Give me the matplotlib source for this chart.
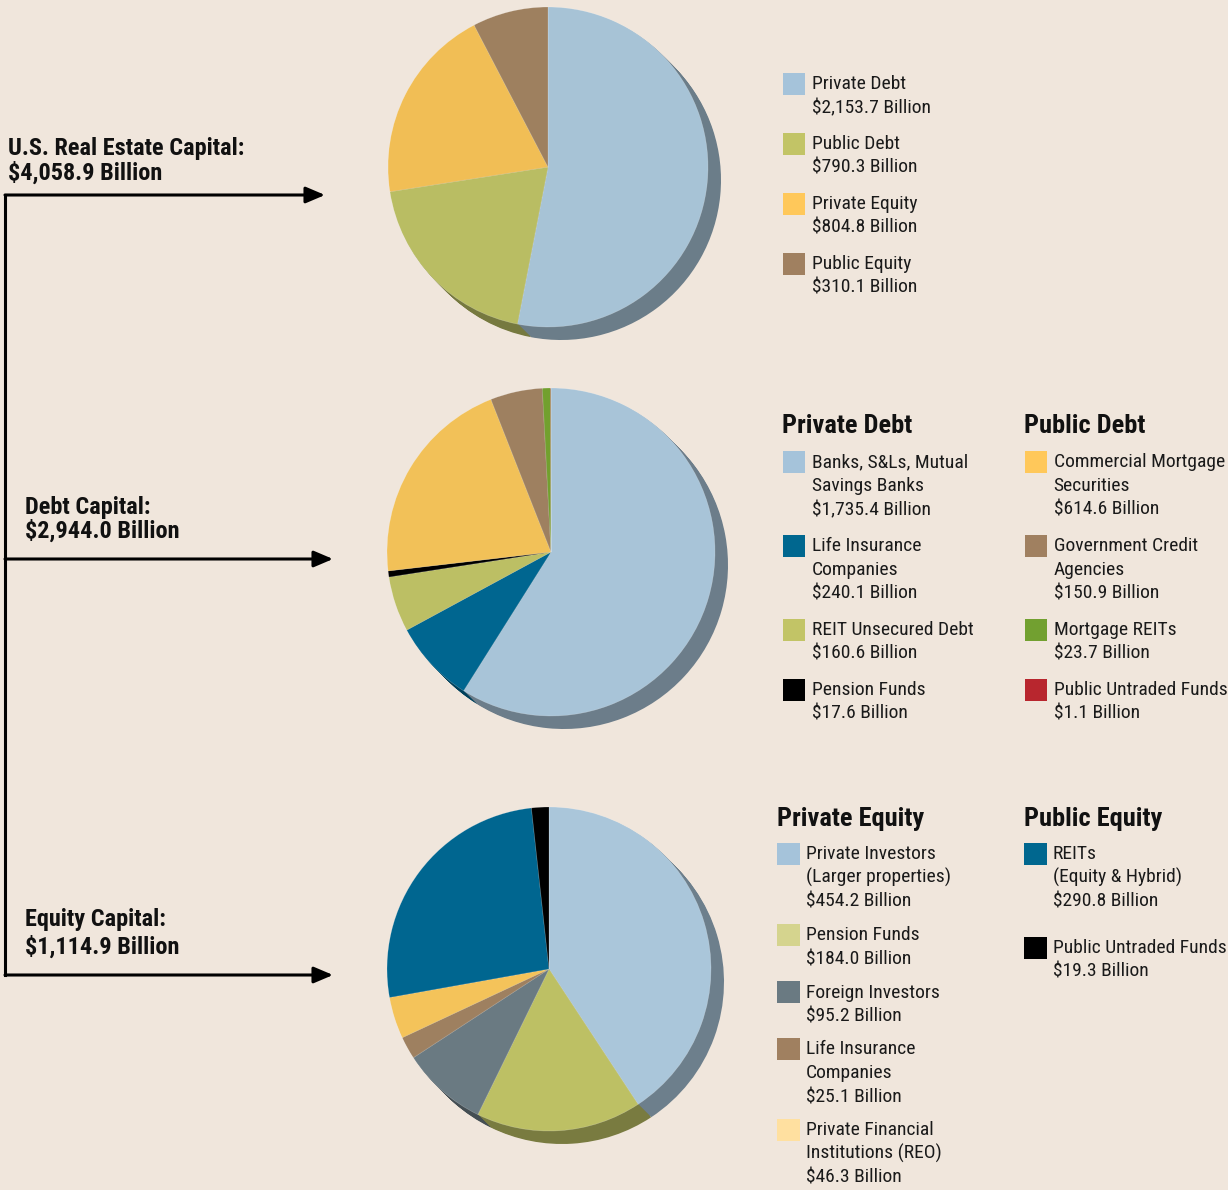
import numpy as np
import matplotlib.pyplot as plt
from matplotlib import font_manager
from matplotlib.colors import to_rgb
from matplotlib.patches import Rectangle

W, H = 1228, 1190
bg = '#f0e6dc'

# top pie: U.S. real estate capital
cap_names = ['Private Debt', 'Public Debt', 'Private Equity', 'Public Equity']
cap_values = [2153.7, 790.3, 804.8, 310.1]
cap_colors = ['#a7c3d6', '#b9bd63', '#f1be55', '#9e805f']
cap_swatch = ['#a5c3da', '#c2c466', '#ffc85a', '#a08060']

# middle pie: debt capital (4 private, then 4 public)
debt_names = ['Banks, S&Ls, Mutual\nSavings Banks', 'Life Insurance\nCompanies',
              'REIT Unsecured Debt', 'Pension Funds',
              'Commercial Mortgage\nSecurities', 'Government Credit\nAgencies',
              'Mortgage REITs', 'Public Untraded Funds']
debt_values = [1735.4, 240.1, 160.6, 17.6, 614.6, 150.9, 23.7, 1.1]
debt_colors = ['#a8c4d8', '#006690', '#bcbf64', '#000000',
               '#f2c158', '#9e8060', '#72a02e', '#b8262e']
debt_swatch = ['#a5c3da', '#00678f', '#c2c466', '#000000',
               '#ffc85a', '#a08060', '#72a030', '#b8262e']

# bottom pie: equity capital (5 private, then 2 public)
eq_names = ['Private Investors\n(Larger properties)', 'Pension Funds',
            'Foreign Investors', 'Life Insurance\nCompanies',
            'Private Financial\nInstitutions (REO)',
            'REITs\n(Equity & Hybrid)', 'Public Untraded Funds']
eq_values = [454.2, 184.0, 95.2, 25.1, 46.3, 290.8, 19.3]
eq_colors = ['#aac6da', '#bdc064', '#6a7a82', '#9e8060', '#f4c35a',
             '#006690', '#000000']
eq_swatch = ['#a5c3da', '#d5d48e', '#6a7a82', '#a08060', '#ffe0a0',
             '#00678f', '#000000']

installed = {f.name for f in font_manager.fontManager.ttflist}
body_font = [f for f in ['Roboto Condensed', 'Liberation Sans Narrow'] if f in installed] + ['DejaVu Sans']
plt.rcParams['font.family'] = body_font

fig = plt.figure(figsize=(W / 100, H / 100), dpi=100, facecolor=bg)
ax = fig.add_axes([0, 0, 1, 1])
ax.set_facecolor(bg)


def shade(c):
    return tuple(v * 0.64 for v in to_rgb(c))


def draw_pie(values, colors, cx, cy, r, depth=13):
    # stack of darker copies gives the extruded edge
    dark = [shade(c) for c in colors]
    for k in range(depth, 0, -1):
        ax.pie(values, colors=dark, center=(cx + k, cy + k), radius=r,
               startangle=-90, counterclock=True,
               wedgeprops=dict(linewidth=0))
    ax.pie(values, colors=colors, center=(cx, cy), radius=r,
           startangle=-90, counterclock=True,
           wedgeprops=dict(linewidth=0.4, edgecolor=(1, 1, 1, 0.3)))


draw_pie(cap_values, cap_colors, 548, 167, 160)
draw_pie(debt_values, debt_colors, 551, 552, 164)
draw_pie(eq_values, eq_colors, 549, 969, 162)


def money(v):
    return f'${v:,.1f} Billion'


def entry(x, top, color, name, value):
    ax.add_patch(Rectangle((x, top), 22.5, 22, facecolor=color, edgecolor='none'))
    lines = name.split('\n') + [money(value)]
    for i, s in enumerate(lines):
        ax.text(x + 29, top + 16.5 + 24 * i, s, fontsize=14, va='baseline',
                ha='left', color='#1a1a1a')


def bold(x, y, s, size):
    ax.text(x, y, s, fontsize=size, fontweight='bold', va='baseline',
            color='#111111')


# legend for the top pie
for i in range(4):
    entry(782.5, 72.5 + 60 * i, cap_swatch[i], cap_names[i], cap_values[i])

# legend for the debt pie
bold(782, 433, 'Private Debt', 19)
bold(1024, 433, 'Public Debt', 19)
debt_tops = [450.5, 534.5, 618.5, 678.5]
for i in range(4):
    entry(782.5, debt_tops[i], debt_swatch[i], debt_names[i], debt_values[i])
    entry(1024.5, debt_tops[i], debt_swatch[i + 4], debt_names[i + 4], debt_values[i + 4])

# legend for the equity pie
bold(777, 826, 'Private Equity', 19)
bold(1024, 826, 'Public Equity', 19)
eq_tops = [842.5, 923.5, 981, 1037.5, 1118.5]
for i in range(5):
    entry(777, eq_tops[i], eq_swatch[i], eq_names[i], eq_values[i])
for i, top in enumerate([842.5, 936.5]):
    entry(1024, top, eq_swatch[5 + i], eq_names[5 + i], eq_values[5 + i])

# bracket with arrows on the left
totals = [sum(cap_values), sum(debt_values), sum(eq_values)]
titles = ['U.S. Real Estate Capital:', 'Debt Capital:', 'Equity Capital:']
title_xy = [(8, 155), (25, 514), (25, 926)]
title_gap = [25, 24, 28]
arrow_y = [195, 559, 975]
arrow_tip = [325, 333, 333]

ax.plot([5, 5], [arrow_y[0], arrow_y[-1]], color='black', lw=2.2,
        solid_capstyle='projecting')
for t, tot, (tx, ty), gap, ay, tip in zip(titles, totals, title_xy, title_gap, arrow_y, arrow_tip):
    bold(tx, ty, t, 17.5)
    bold(tx, ty + gap, money(tot), 17.5)
    ax.annotate('', xy=(tip, ay), xytext=(5, ay),
                arrowprops=dict(arrowstyle='-|>,head_length=0.4,head_width=0.17',
                                mutation_scale=29, lw=2.2, color='black',
                                shrinkA=0, shrinkB=0))

ax.set_xlim(0, W)
ax.set_ylim(H, 0)
ax.set_aspect('auto')
ax.axis('off')

fig.savefig('out.png', dpi=100, facecolor=bg)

• Set task: From the first line above to the line containing "cap_swatch = ['#a5c3da', '#c2c466', '#ffc85a', '#a08060']", repeat each line exactly. Pictures stay out.

• Result:
Give me the matplotlib source for this chart.
import numpy as np
import matplotlib.pyplot as plt
from matplotlib import font_manager
from matplotlib.colors import to_rgb
from matplotlib.patches import Rectangle

W, H = 1228, 1190
bg = '#f0e6dc'

# top pie: U.S. real estate capital
cap_names = ['Private Debt', 'Public Debt', 'Private Equity', 'Public Equity']
cap_values = [2153.7, 790.3, 804.8, 310.1]
cap_colors = ['#a7c3d6', '#b9bd63', '#f1be55', '#9e805f']
cap_swatch = ['#a5c3da', '#c2c466', '#ffc85a', '#a08060']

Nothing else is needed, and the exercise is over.